TSX Ends Downward - InvestingChannel

TSX Ends Downward

(REPLACES EARLIER COPY WITH ERROR CONCERNING TSX AND VENTURE)

Stocks ended the week on a downward footing, as the debate over interest rates continued.

The TSX Composite slumped 34.12 points to conclude Friday at 21,085.09. On the week, the index lost 40 points, or 0.2%.

The Canadian dollar slid 0.42 cents at 74.30 cents U.S.

Gold weighed most on the market, with Eldorado Gold surrendering 64 cents, or 3.7%, to $16.64, while Iamgold lost 12 cents, or 3.5%, to $3.33.

Among material stocks, Interfor dipped 94 cents, or 4.5%, to $20.16, while Ero Copper fell 81 cents, or 3.7%, to $21.13.

In communications, Cogeco Communications let go of $1.12, or 1.5%, to $61.25, while BCE slipped $1.57, or 2.9%, to $53.14.

Techs tried to raise things up, as Shopify popped $8.19, or 8%, to $110.89, while Sylogist took on 54 cents, on 6.6%, to $8.69.
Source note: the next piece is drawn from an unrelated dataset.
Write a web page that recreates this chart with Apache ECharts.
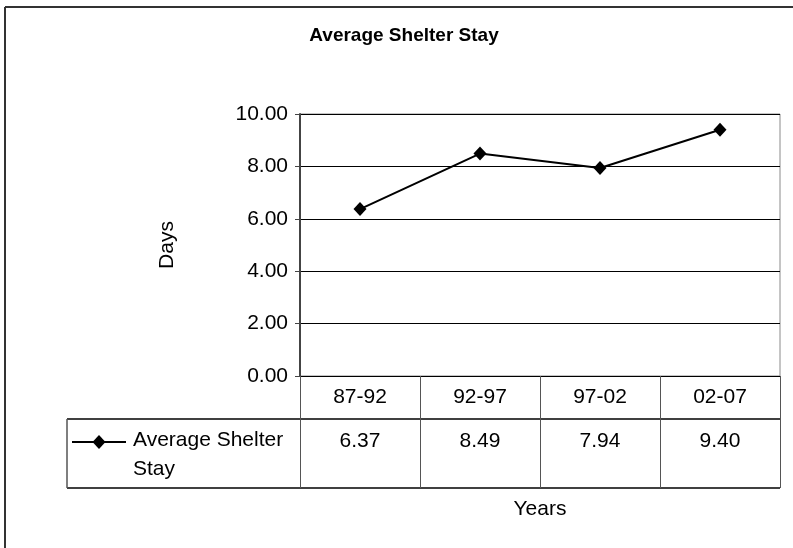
<!DOCTYPE html>
<html>
<head>
<meta charset="utf-8">
<script src="https://cdn.jsdelivr.net/npm/echarts@6/dist/echarts.min.js"></script>
<style>
html,body{margin:0;padding:0;background:#fff;}
#chart{width:793px;height:548px;}
</style>
</head>
<body>
<div id="chart"></div>
<script>
const titleText = 'Average Shelter Stay';
const seriesName = 'Average Shelter Stay';
const categories = ['87-92', '92-97', '97-02', '02-07'];
const values = [6.37, 8.49, 7.94, 9.40];
const yMin = 0, yMax = 10, yInterval = 2;
const yAxisTitle = 'Days';
const xAxisTitle = 'Years';

const FONT = '"Liberation Sans", Arial, sans-serif';
const FS = 21;
const G = { left: 300, right: 13, top: 114, bottom: 172 };
const W = 793, H = 548;
const gx0 = G.left, gx1 = W - G.right, gy1 = H - G.bottom;
const rowSplit = gy1 + 43, rowEnd = gy1 + 112, tableLeft = 67;

const chart = echarts.init(document.getElementById('chart'), null, { renderer: 'canvas' });
chart.setOption({
  animation: false,
  backgroundColor: '#fff',
  title: {
    text: titleText, left: 404, top: 26, textAlign: 'center', padding: 0,
    textStyle: { fontFamily: FONT, fontSize: 19, fontWeight: 'bold', color: '#000' }
  },
  grid: { left: G.left, right: G.right, top: G.top, bottom: G.bottom, show: true, borderColor: '#8a8a8a', borderWidth: 1 },
  xAxis: [{
    type: 'category', data: categories, position: 'bottom', boundaryGap: true,
    axisLine: { lineStyle: { color: '#000', width: 1 } },
    axisTick: { show: true, length: rowEnd - gy1, lineStyle: { color: '#555' } },
    axisLabel: { margin: 21, verticalAlign: 'middle', fontFamily: FONT, fontSize: FS, color: '#000' },
    name: xAxisTitle, nameLocation: 'middle', nameGap: 133,
    nameTextStyle: { fontFamily: FONT, fontSize: FS, color: '#000', verticalAlign: 'middle' }
  }, {
    type: 'category', data: categories, position: 'bottom', offset: 44, boundaryGap: true,
    axisLine: { show: false }, axisTick: { show: false },
    axisLabel: {
      margin: 21, verticalAlign: 'middle', fontFamily: FONT, fontSize: FS, color: '#000',
      formatter: (v, i) => values[i].toFixed(2)
    }
  }],
  yAxis: {
    type: 'value', min: yMin, max: yMax, interval: yInterval,
    axisLine: { show: true, lineStyle: { color: '#444', width: 2 } },
    axisTick: { show: true, length: 5, lineStyle: { color: '#444' } },
    splitLine: { lineStyle: { color: '#000', width: 1 } },
    axisLabel: { margin: 12, fontFamily: FONT, fontSize: FS, color: '#000', formatter: v => v.toFixed(2) },
    name: yAxisTitle, nameLocation: 'middle', nameRotate: 90, nameGap: 122,
    nameTextStyle: { fontFamily: FONT, fontSize: FS, color: '#000' }
  },
  series: [{
    name: seriesName, type: 'line', data: values, xAxisIndex: 0,
    symbol: 'diamond', symbolSize: [13, 14],
    lineStyle: { color: '#000', width: 2 },
    itemStyle: { color: '#000' }
  }],
  graphic: [
    { type: 'line', shape: { x1: 5, y1: 7, x2: W, y2: 7 }, style: { stroke: '#333', lineWidth: 2 } },
    { type: 'line', shape: { x1: 5, y1: 7, x2: 5, y2: H }, style: { stroke: '#333', lineWidth: 2 } },
    { type: 'line', shape: { x1: tableLeft, y1: rowSplit, x2: gx1, y2: rowSplit }, style: { stroke: '#000', lineWidth: 1.5 } },
    { type: 'line', shape: { x1: tableLeft, y1: rowEnd, x2: gx1, y2: rowEnd }, style: { stroke: '#000', lineWidth: 1.5 } },
    { type: 'line', shape: { x1: tableLeft, y1: rowSplit, x2: tableLeft, y2: rowEnd }, style: { stroke: '#555', lineWidth: 1.5 } },
    { type: 'line', shape: { x1: 72, y1: 442, x2: 126, y2: 442 }, style: { stroke: '#000', lineWidth: 2 } },
    { type: 'polygon', shape: { points: [[99, 435], [105.5, 442], [99, 449], [92.5, 442]] }, style: { fill: '#000' } },
    { type: 'text', x: 133, y: 426, style: { text: 'Average Shelter\nStay', font: FS + 'px ' + FONT, fill: '#000', lineHeight: 29 } }
  ]
});
</script>
</body>
</html>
In consumer discretionary issues, Aritzia gained $2.28, or 6.5%, to $37.38, while Canadian Tire garnered $2.37, or 1.6%, to $146.79.

In industrial stocks, Brookfield Business Partners advanced $1.16, or 3.9%, to $30.94, while GFL Environmental grabbed a dollar, or 2.1%, to $47.89.

ON BAYSTREET

The TSX Venture Exchange fell 4.18 points at 556.95, but gained on the week, picking up 4.8 points, or 0.88%.

All but three of the 12 subgroups remained in the red by the closing, with gold fading 2.9%, materials off 1.9%, and communications down 1.1%.

The three gainers proved to be information technology, up 2.2%, while consumer discretionary stocks and industrials, each edged up 0.3%.

ON WALLSTREET

The S&P 500 notched a fresh record high on Friday as quarterly results from technology companies including Facebook-parent Meta buoyed the sector and the January jobs report came in much better than expected.

The Dow Jones Industrials gained 134.77 points to 38,654.42.

The S&P 500 index moved higher 52.42 points, or 1.1%, to 4,958.61.

The NASDAQ index popped 267.31 points, or 1.7%, to 15,628.95.

For the week, the S&P 500 added 1.6%, the NASDAQ gained 1.8% and the Dow rose 1.6%. It was fourth week in a row of gains for the major benchmarks after a stumble to start 2024.

Shares of Meta popped more than 21% after the social-media giant’s quarterly results topped analysts’ expectations. The Facebook-parent also announced it will pay a quarterly dividend for the first time, and it authorized a $50 billion share buyback program. Amazon shares jumped 7% on fourth-quarter beats.

Along with surging rates, the market also shook off tepid Apple results. The shares sat out the Friday rally and closed essentially flat after the iPhone juggernaut posted a 13% sales decline in China.

The rise in tech stocks helped shift investor focus from a scorching jobs report earlier on Friday. The government reported the U.S. economy added 353,000 jobs in January, well above the Dow Jones estimate of 185,000.

The moves follow a rebound session on Wall Street. The major averages gained around 1% each, a day after selling off on the back of the Federal Reserve signaling that a March rate cut was unlikely.

The report also included inflationary data in the form of greater-than-expected wage growth. Wages expanded by 4.5% year over year, more than a 4.1% forecast. This comes after Fed Chair Jerome Powell signaled this week that a March rate cut was unlikely.

Prices for the 10-year Treasury faded, hiking yields to 4.02% from Thursday’s 3.88%. Treasury prices and yields move in opposite directions.

Oil prices lost $1.68 to $72.14 U.S. a barrel.

Gold prices handed back $17.20 to $2,053.90.